24 May 2018
Support for unionisation among casual workers appears to be growing, with the Independent Workers’ Union of Great Britain (IWGB) raising nearly £10,000 in just one day as people rushed to support its legal action against “gig economy” firm Deliveroo.
The popularity of the IWGB’s fundraiser comes after the BFAWU organised two strikes among casual workers at McDonald’s within a year, demanding an end to the use of precarious zero-hour contracts, a living wage of £10 per hour, and protesting age discrimination at the company.
On 12 June, the IWGB will appear at the High Court in the hopes of appealing an earlier decision by the Central Arbitration Committee that Deliveroo couriers in the boroughs of Camden and Kentish Town are not ‘workers’ in the eyes of the law, and therefore not eligible to form a collective bargaining unit.
This means that Deliveroo couriers do not currently have access to basic workers’ rights such as the minimum wage, holiday pay and rest breaks; and that workers cannot collectively organise to negotiate for better rights with their employer.
At the time of the hearing, the CAC found that the majority of couriers in the boroughs were in support of creating a bargaining unit and taking union action. This enthusiasm for unionisation has been demonstrated again, as the workers raised £10,000 to finance their forthcoming case against the firm in just one day – 20% of the £50,000 total needed to cover the potential legal costs.
IWGB Vice President, Mags Dewhurst, said: “This unprecedented outpouring of generosity shows most people see right through Deliveroo’s bogus claims of offering flexibility and progress, when in reality their model is based on tearing up our most basic employment protections. Deliveroo might have millions in venture-capital cash, but we have the backing of the people and this gives us confidence that we will prevail.”
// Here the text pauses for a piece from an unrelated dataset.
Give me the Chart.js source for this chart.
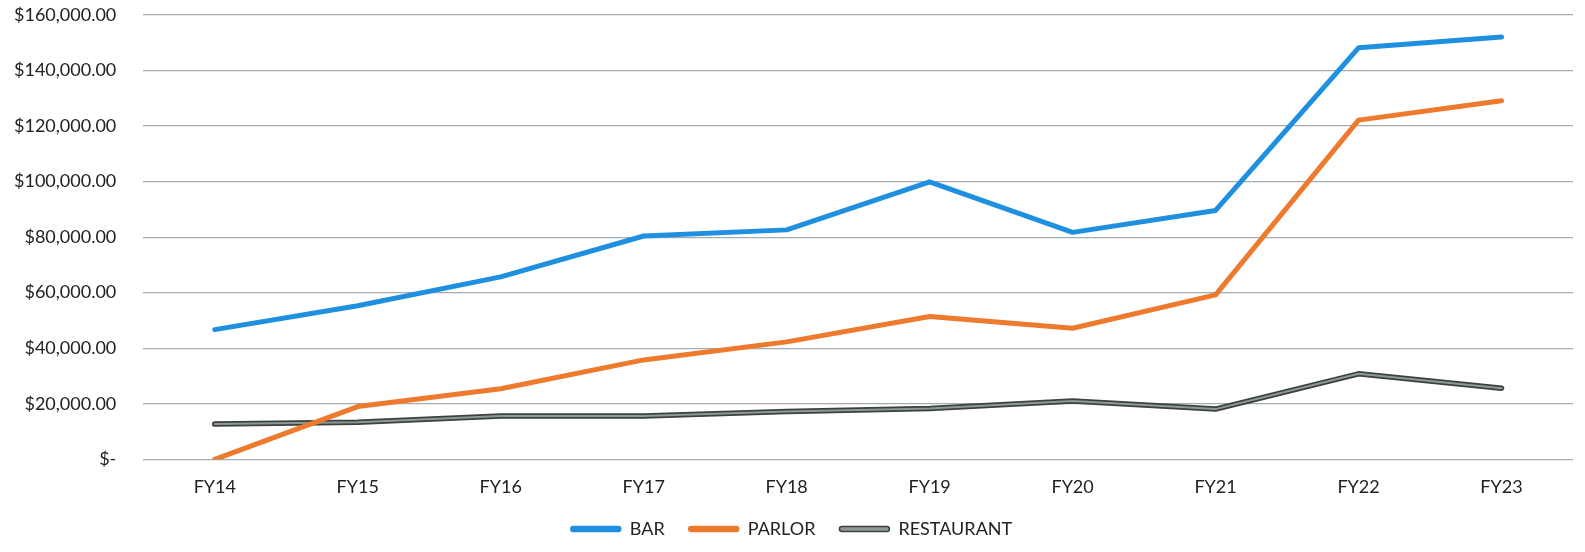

The Institute of Employment Rights recommends in its Manifesto for Labour Law that casual workers should be protected by collective agreements via the abolition of the three-tiered employment status system in favour of a universal status of ‘worker’ that provides all people in employment with the full suite of rights from day one, as well as the reinstatement of sectoral collective bargaining.
If granted an appeal, the IWGB will challenge the CAC’s decision by asserting that it erred in the facts and as a matter of law when it ruled that Deliveroo couriers are ‘independent contractors’ because of a clause in their contracts that allowed them a ‘right to substitution’ (the right to have someone else make deliveries on your behalf).